» What is being asked
Output the material word for word. Leave each picture out.

» Dataset content
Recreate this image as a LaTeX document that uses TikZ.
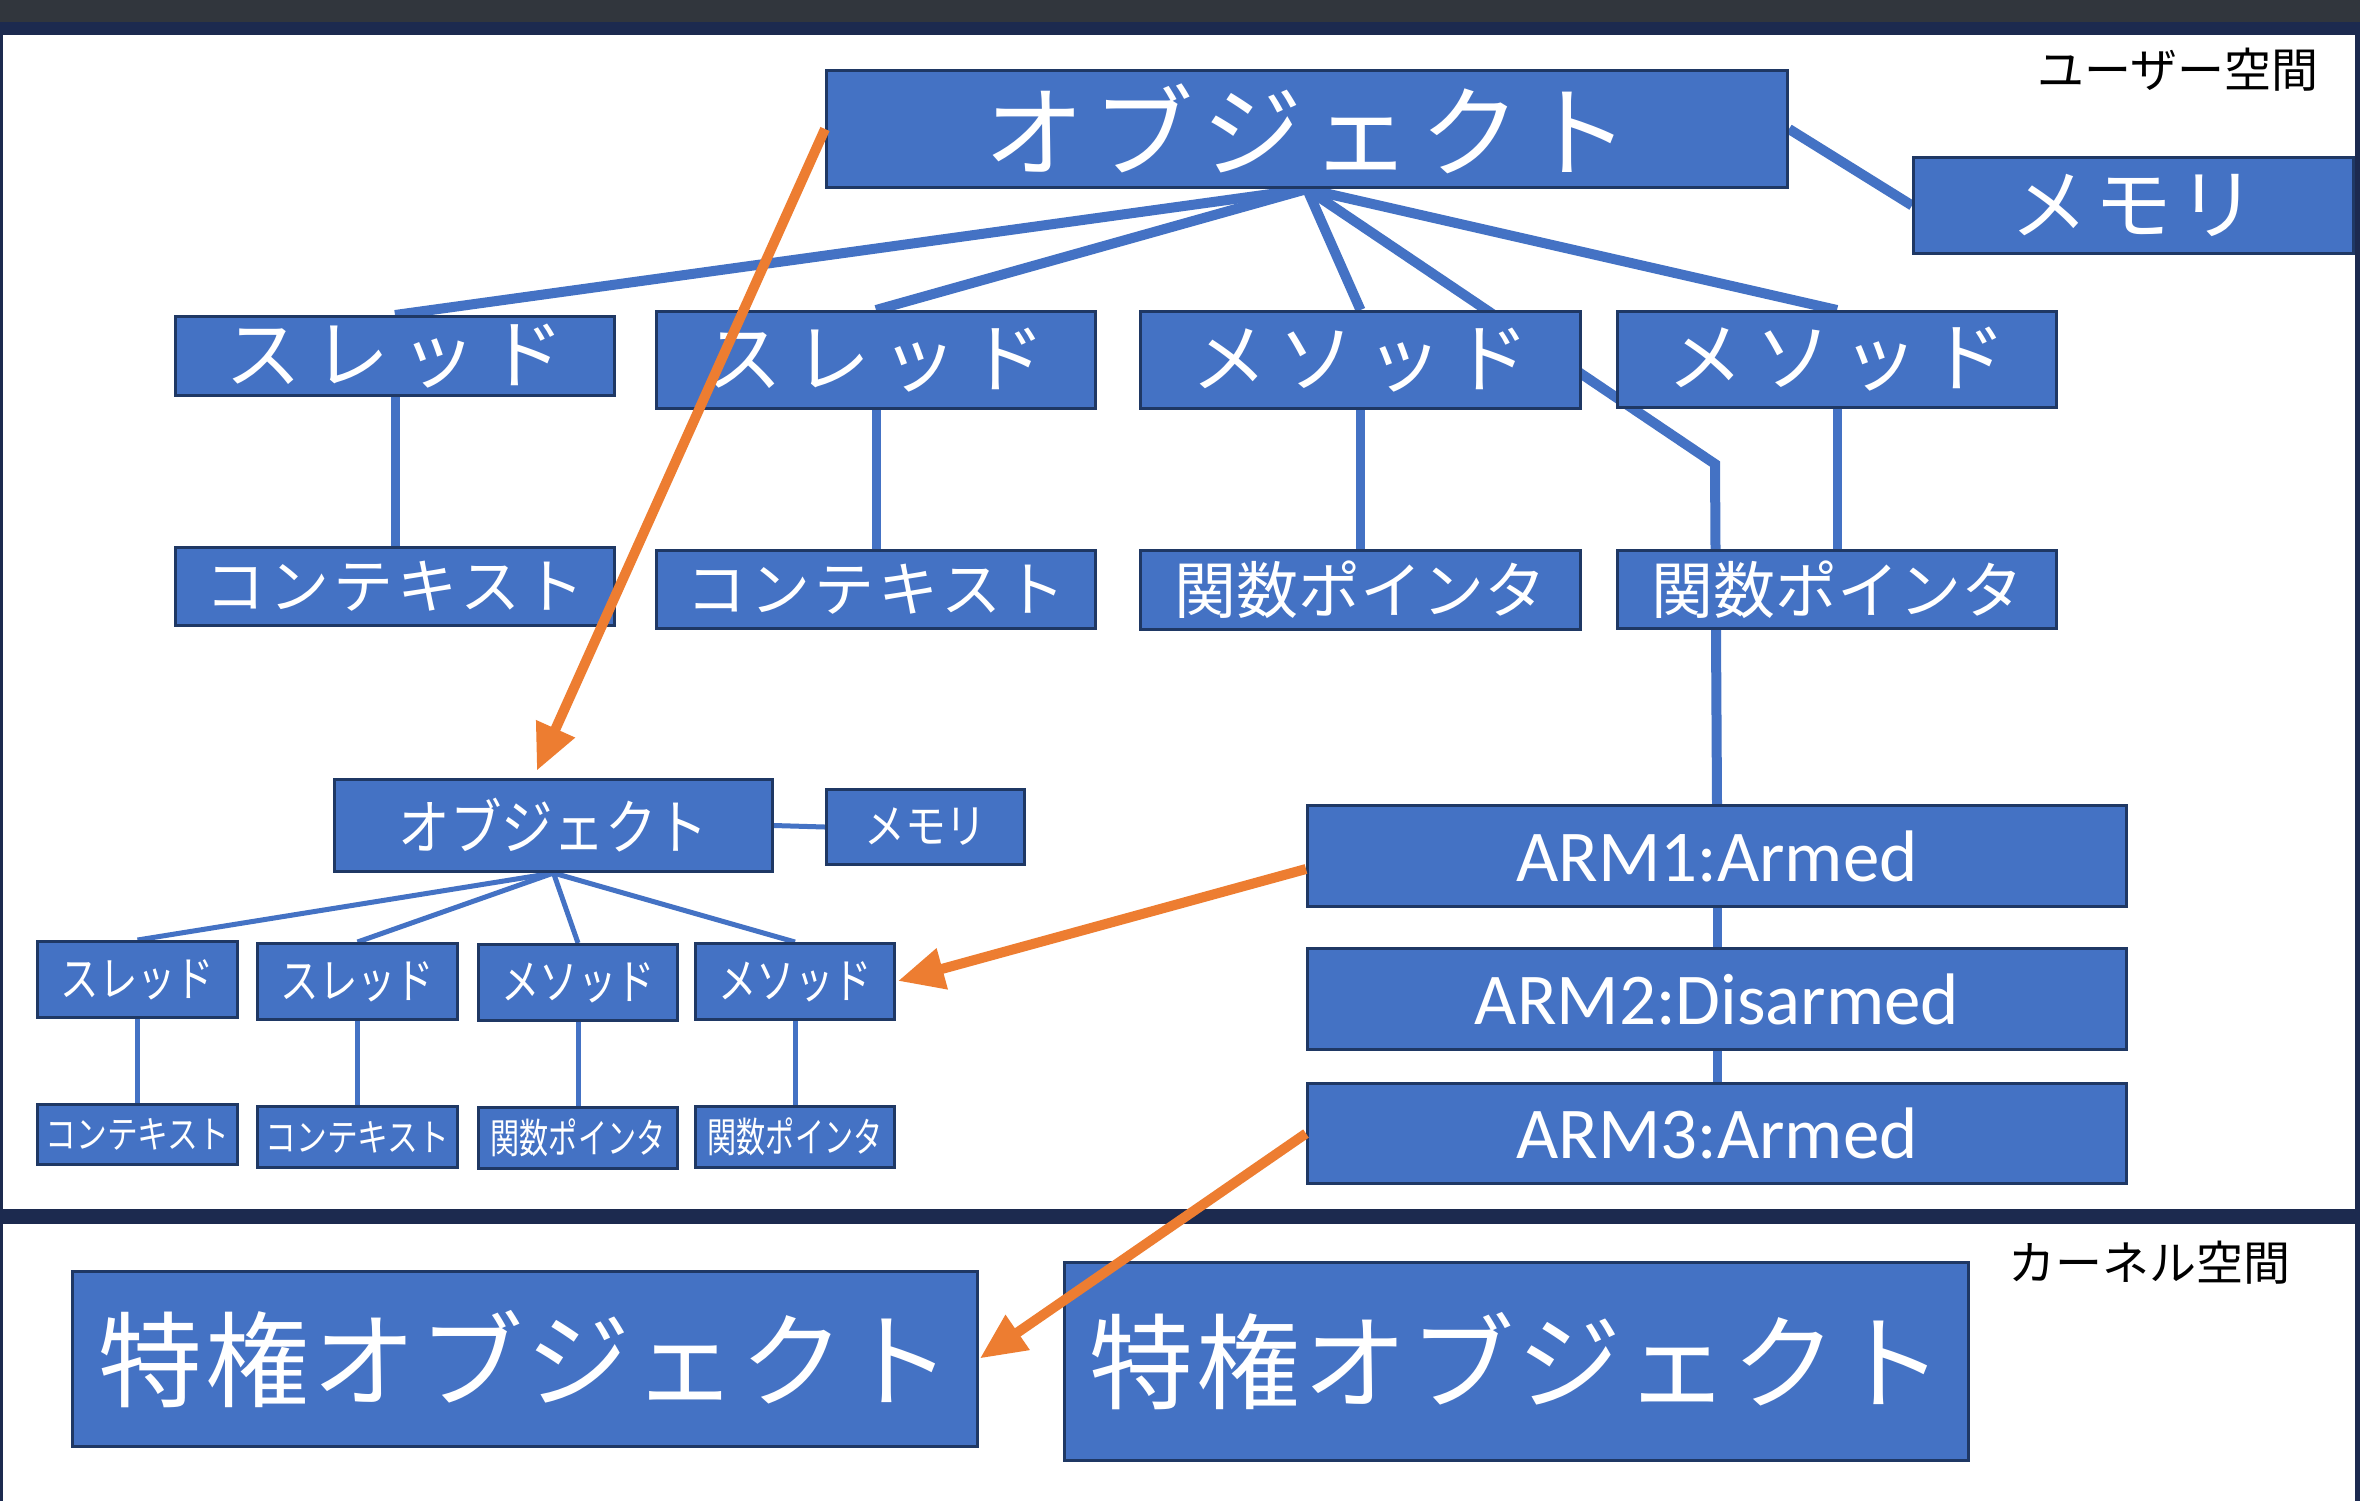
\documentclass[tikz,border=0pt]{standalone}
\usepackage{fontspec}
\setmainfont{Carlito}
\newfontfamily\jp{Noto Sans CJK JP}
\usetikzlibrary{arrows.meta}
\definecolor{boxblue}{HTML}{4472C4}
\definecolor{boxedge}{HTML}{1F3864}
\definecolor{orangeA}{HTML}{ED7D31}
\definecolor{navyband}{HTML}{1C2A4F}
\definecolor{topgray}{HTML}{31363D}
\pgfdeclarelayer{back}
\pgfdeclarelayer{bg}
\pgfsetlayers{back,bg,main}
% style, name, x1, y1, x2, y2 (pixel coordinates)
\newcommand\boxat[6]{\node[#1, anchor=north west, minimum width={(#5-#3)*0.5pt}, minimum height={(#6-#4)*0.5pt}] (#2) at (#3,#4)}
\newcommand\jpf[2]{\jp\fontsize{#1pt}{#1pt}\selectfont\addfontfeatures{LetterSpace=#2}}
\tikzset{
  objbox/.style={draw=boxedge, fill=boxblue, line width=1.5pt, inner sep=0pt, text=white},
  link/.style={draw=boxblue, line width=5pt},
  vlink/.style={draw=boxblue, line width=4.5pt},
  thinlink/.style={draw=boxblue, line width=2.5pt},
  orangearrow/.style={draw=orangeA, line width=5pt, -{Triangle[length=23pt,width=20pt]}},
  spacelabel/.style={text=black, font=\jpf{23.5}{0}},
  bigobj/.style={objbox, font=\jpf{50}{9}},
  memfont/.style={objbox, font=\jpf{39}{8}},
  rowtwo/.style={objbox, font=\jpf{38}{15}},
  ctxfont/.style={objbox, font=\jpf{30}{7}},
  funcfont/.style={objbox, font=\jpf{31}{0}},
  smallobj/.style={objbox, font=\jpf{30}{0}},
  smallmem/.style={objbox, font=\jpf{23.5}{0}},
  smallrow/.style={objbox, font=\jpf{24}{0}},
  smallctx/.style={objbox, font=\jpf{19}{0}},
  smallfunc/.style={objbox, font=\jpf{20.5}{0}},
  armbox/.style={objbox, font=\fontsize{36.5pt}{36.5pt}\selectfont},
  kernelbox/.style={objbox, font=\jpf{52}{3}},
}
\begin{document}
\begin{tikzpicture}[x=0.5pt, y=-0.5pt]
\useasboundingbox (0,0) rectangle (2360,1501);
% panels
\begin{pgfonlayer}{back}
\fill[white] (0,0) rectangle (2360,1501);
\fill[topgray] (0,0) rectangle (2360,22);
\fill[navyband] (0,22) rectangle (2360,35);
\fill[navyband] (0,35) rectangle (3,1501);
\fill[navyband] (2355,35) rectangle (2360,1501);
\fill[navyband] (0,1209) rectangle (2360,1224);
\end{pgfonlayer}

\node[spacelabel] (userlbl) at (2178,70) {ユーザー空間};
\node[spacelabel] (kernlbl) at (2149,1263) {カーネル空間};

% upper tree
\boxat{bigobj}{main}{825}{69}{1786}{186} {オブジェクト};
\boxat{memfont}{mem}{1912}{156}{2352}{252} {メモリ};
\boxat{rowtwo}{thr1}{174}{315}{613}{394} {スレッド};
\boxat{rowtwo}{thr2}{655}{310}{1094}{407} {スレッド};
\boxat{rowtwo}{meth3}{1139}{310}{1579}{407} {メソッド};
\boxat{rowtwo}{meth4}{1616}{310}{2055}{406} {メソッド};
\boxat{ctxfont}{ctx1}{174}{546}{613}{624} {コンテキスト};
\boxat{ctxfont}{ctx2}{655}{549}{1094}{627} {コンテキスト};
\boxat{funcfont}{func3}{1139}{549}{1579}{628} {関数ポインタ};
\boxat{funcfont}{func4}{1616}{549}{2055}{627} {関数ポインタ};

% lower (copied) tree
\boxat{smallobj}{sobj}{333}{778}{771}{870} {\scalebox{0.86}[1]{オブジェクト}};
\boxat{smallmem}{smem}{825}{788}{1023}{863} {\scalebox{0.87}[1]{メモリ}};
\boxat{smallrow}{sthr1}{36}{940}{236}{1016} {\scalebox{0.8}[1]{スレッド}};
\boxat{smallrow}{sthr2}{256}{942}{456}{1018} {\scalebox{0.8}[1]{スレッド}};
\boxat{smallrow}{smeth3}{477}{943}{676}{1019} {\scalebox{0.8}[1]{メソッド}};
\boxat{smallrow}{smeth4}{694}{942}{893}{1018} {\scalebox{0.8}[1]{メソッド}};
\boxat{smallctx}{sctx1}{36}{1103}{236}{1163} {\scalebox{0.81}[1]{コンテキスト}};
\boxat{smallctx}{sctx2}{256}{1105}{456}{1166} {\scalebox{0.81}[1]{コンテキスト}};
\boxat{smallfunc}{sfunc3}{477}{1106}{676}{1167} {\scalebox{0.71}[1]{関数ポインタ}};
\boxat{smallfunc}{sfunc4}{694}{1105}{893}{1166} {\scalebox{0.71}[1]{関数ポインタ}};

% ARM boxes
\boxat{armbox}{arm1}{1306}{804}{2125}{905} {ARM1:Armed};
\boxat{armbox}{arm2}{1306}{947}{2125}{1048} {ARM2:Disarmed};
\boxat{armbox}{arm3}{1306}{1082}{2125}{1182} {ARM3:Armed};

% kernel objects
\boxat{kernelbox}{kern1}{71}{1270}{976}{1445} {特権オブジェクト};
\boxat{kernelbox}{kern2}{1063}{1261}{1967}{1459} {特権オブジェクト};

\coordinate (armbend) at (1715,464);

\begin{pgfonlayer}{bg}
  \draw[link] (main.east) -- (mem.west);
  \draw[link] (main.south) -- (thr1.north);
  \draw[link] (main.south) -- (thr2.north);
  \draw[link] (main.south) -- (meth3.north);
  \draw[link] (main.south) -- (meth4.north);
  \draw[link] (main.south) -- (armbend) -- (arm1.north);
  \draw[vlink] (thr1.south) -- (ctx1.north);
  \draw[vlink] (thr2.south) -- (ctx2.north);
  \draw[vlink] (meth3.south) -- (func3.north);
  \draw[vlink] (meth4.south) -- (func4.north);
  \draw[vlink] (arm1.south) -- (arm2.north);
  \draw[vlink] (arm2.south) -- (arm3.north);
  \draw[thinlink] (sobj.east) -- (smem.west);
  \draw[thinlink] (sobj.south) -- (sthr1.north);
  \draw[thinlink] (sobj.south) -- (sthr2.north);
  \draw[thinlink] (sobj.south) -- (smeth3.north);
  \draw[thinlink] (sobj.south) -- (smeth4.north);
  \draw[thinlink] (sthr1.south) -- (sctx1.north);
  \draw[thinlink] (sthr2.south) -- (sctx2.north);
  \draw[thinlink] (smeth3.south) -- (sfunc3.north);
  \draw[thinlink] (smeth4.south) -- (sfunc4.north);
\end{pgfonlayer}

% orange arrows
\draw[orangearrow, shorten >=4pt] (main.west) -- ([xshift=-10pt]sobj.north);
\draw[orangearrow, shorten >=1pt] ([yshift=-6.5pt]arm1.west) -- (smeth4.east);
\draw[orangearrow, shorten >=0.5pt] (arm3.west) -- (kern1.east);
\end{tikzpicture}
\end{document}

» Complete response
Recreate this image as a LaTeX document that uses TikZ.
\documentclass[tikz,border=0pt]{standalone}
\usepackage{fontspec}
\setmainfont{Carlito}
\newfontfamily\jp{Noto Sans CJK JP}
\usetikzlibrary{arrows.meta}
\definecolor{boxblue}{HTML}{4472C4}
\definecolor{boxedge}{HTML}{1F3864}
\definecolor{orangeA}{HTML}{ED7D31}
\definecolor{navyband}{HTML}{1C2A4F}
\definecolor{topgray}{HTML}{31363D}
\pgfdeclarelayer{back}
\pgfdeclarelayer{bg}
\pgfsetlayers{back,bg,main}
% style, name, x1, y1, x2, y2 (pixel coordinates)
\newcommand\boxat[6]{\node[#1, anchor=north west, minimum width={(#5-#3)*0.5pt}, minimum height={(#6-#4)*0.5pt}] (#2) at (#3,#4)}
\newcommand\jpf[2]{\jp\fontsize{#1pt}{#1pt}\selectfont\addfontfeatures{LetterSpace=#2}}
\tikzset{
  objbox/.style={draw=boxedge, fill=boxblue, line width=1.5pt, inner sep=0pt, text=white},
  link/.style={draw=boxblue, line width=5pt},
  vlink/.style={draw=boxblue, line width=4.5pt},
  thinlink/.style={draw=boxblue, line width=2.5pt},
  orangearrow/.style={draw=orangeA, line width=5pt, -{Triangle[length=23pt,width=20pt]}},
  spacelabel/.style={text=black, font=\jpf{23.5}{0}},
  bigobj/.style={objbox, font=\jpf{50}{9}},
  memfont/.style={objbox, font=\jpf{39}{8}},
  rowtwo/.style={objbox, font=\jpf{38}{15}},
  ctxfont/.style={objbox, font=\jpf{30}{7}},
  funcfont/.style={objbox, font=\jpf{31}{0}},
  smallobj/.style={objbox, font=\jpf{30}{0}},
  smallmem/.style={objbox, font=\jpf{23.5}{0}},
  smallrow/.style={objbox, font=\jpf{24}{0}},
  smallctx/.style={objbox, font=\jpf{19}{0}},
  smallfunc/.style={objbox, font=\jpf{20.5}{0}},
  armbox/.style={objbox, font=\fontsize{36.5pt}{36.5pt}\selectfont},
  kernelbox/.style={objbox, font=\jpf{52}{3}},
}
\begin{document}
\begin{tikzpicture}[x=0.5pt, y=-0.5pt]
\useasboundingbox (0,0) rectangle (2360,1501);
% panels
\begin{pgfonlayer}{back}
\fill[white] (0,0) rectangle (2360,1501);
\fill[topgray] (0,0) rectangle (2360,22);
\fill[navyband] (0,22) rectangle (2360,35);
\fill[navyband] (0,35) rectangle (3,1501);
\fill[navyband] (2355,35) rectangle (2360,1501);
\fill[navyband] (0,1209) rectangle (2360,1224);
\end{pgfonlayer}

\node[spacelabel] (userlbl) at (2178,70) {ユーザー空間};
\node[spacelabel] (kernlbl) at (2149,1263) {カーネル空間};

% upper tree
\boxat{bigobj}{main}{825}{69}{1786}{186} {オブジェクト};
\boxat{memfont}{mem}{1912}{156}{2352}{252} {メモリ};
\boxat{rowtwo}{thr1}{174}{315}{613}{394} {スレッド};
\boxat{rowtwo}{thr2}{655}{310}{1094}{407} {スレッド};
\boxat{rowtwo}{meth3}{1139}{310}{1579}{407} {メソッド};
\boxat{rowtwo}{meth4}{1616}{310}{2055}{406} {メソッド};
\boxat{ctxfont}{ctx1}{174}{546}{613}{624} {コンテキスト};
\boxat{ctxfont}{ctx2}{655}{549}{1094}{627} {コンテキスト};
\boxat{funcfont}{func3}{1139}{549}{1579}{628} {関数ポインタ};
\boxat{funcfont}{func4}{1616}{549}{2055}{627} {関数ポインタ};

% lower (copied) tree
\boxat{smallobj}{sobj}{333}{778}{771}{870} {\scalebox{0.86}[1]{オブジェクト}};
\boxat{smallmem}{smem}{825}{788}{1023}{863} {\scalebox{0.87}[1]{メモリ}};
\boxat{smallrow}{sthr1}{36}{940}{236}{1016} {\scalebox{0.8}[1]{スレッド}};
\boxat{smallrow}{sthr2}{256}{942}{456}{1018} {\scalebox{0.8}[1]{スレッド}};
\boxat{smallrow}{smeth3}{477}{943}{676}{1019} {\scalebox{0.8}[1]{メソッド}};
\boxat{smallrow}{smeth4}{694}{942}{893}{1018} {\scalebox{0.8}[1]{メソッド}};
\boxat{smallctx}{sctx1}{36}{1103}{236}{1163} {\scalebox{0.81}[1]{コンテキスト}};
\boxat{smallctx}{sctx2}{256}{1105}{456}{1166} {\scalebox{0.81}[1]{コンテキスト}};
\boxat{smallfunc}{sfunc3}{477}{1106}{676}{1167} {\scalebox{0.71}[1]{関数ポインタ}};
\boxat{smallfunc}{sfunc4}{694}{1105}{893}{1166} {\scalebox{0.71}[1]{関数ポインタ}};

% ARM boxes
\boxat{armbox}{arm1}{1306}{804}{2125}{905} {ARM1:Armed};
\boxat{armbox}{arm2}{1306}{947}{2125}{1048} {ARM2:Disarmed};
\boxat{armbox}{arm3}{1306}{1082}{2125}{1182} {ARM3:Armed};

% kernel objects
\boxat{kernelbox}{kern1}{71}{1270}{976}{1445} {特権オブジェクト};
\boxat{kernelbox}{kern2}{1063}{1261}{1967}{1459} {特権オブジェクト};

\coordinate (armbend) at (1715,464);

\begin{pgfonlayer}{bg}
  \draw[link] (main.east) -- (mem.west);
  \draw[link] (main.south) -- (thr1.north);
  \draw[link] (main.south) -- (thr2.north);
  \draw[link] (main.south) -- (meth3.north);
  \draw[link] (main.south) -- (meth4.north);
  \draw[link] (main.south) -- (armbend) -- (arm1.north);
  \draw[vlink] (thr1.south) -- (ctx1.north);
  \draw[vlink] (thr2.south) -- (ctx2.north);
  \draw[vlink] (meth3.south) -- (func3.north);
  \draw[vlink] (meth4.south) -- (func4.north);
  \draw[vlink] (arm1.south) -- (arm2.north);
  \draw[vlink] (arm2.south) -- (arm3.north);
  \draw[thinlink] (sobj.east) -- (smem.west);
  \draw[thinlink] (sobj.south) -- (sthr1.north);
  \draw[thinlink] (sobj.south) -- (sthr2.north);
  \draw[thinlink] (sobj.south) -- (smeth3.north);
  \draw[thinlink] (sobj.south) -- (smeth4.north);
  \draw[thinlink] (sthr1.south) -- (sctx1.north);
  \draw[thinlink] (sthr2.south) -- (sctx2.north);
  \draw[thinlink] (smeth3.south) -- (sfunc3.north);
  \draw[thinlink] (smeth4.south) -- (sfunc4.north);
\end{pgfonlayer}

% orange arrows
\draw[orangearrow, shorten >=4pt] (main.west) -- ([xshift=-10pt]sobj.north);
\draw[orangearrow, shorten >=1pt] ([yshift=-6.5pt]arm1.west) -- (smeth4.east);
\draw[orangearrow, shorten >=0.5pt] (arm3.west) -- (kern1.east);
\end{tikzpicture}
\end{document}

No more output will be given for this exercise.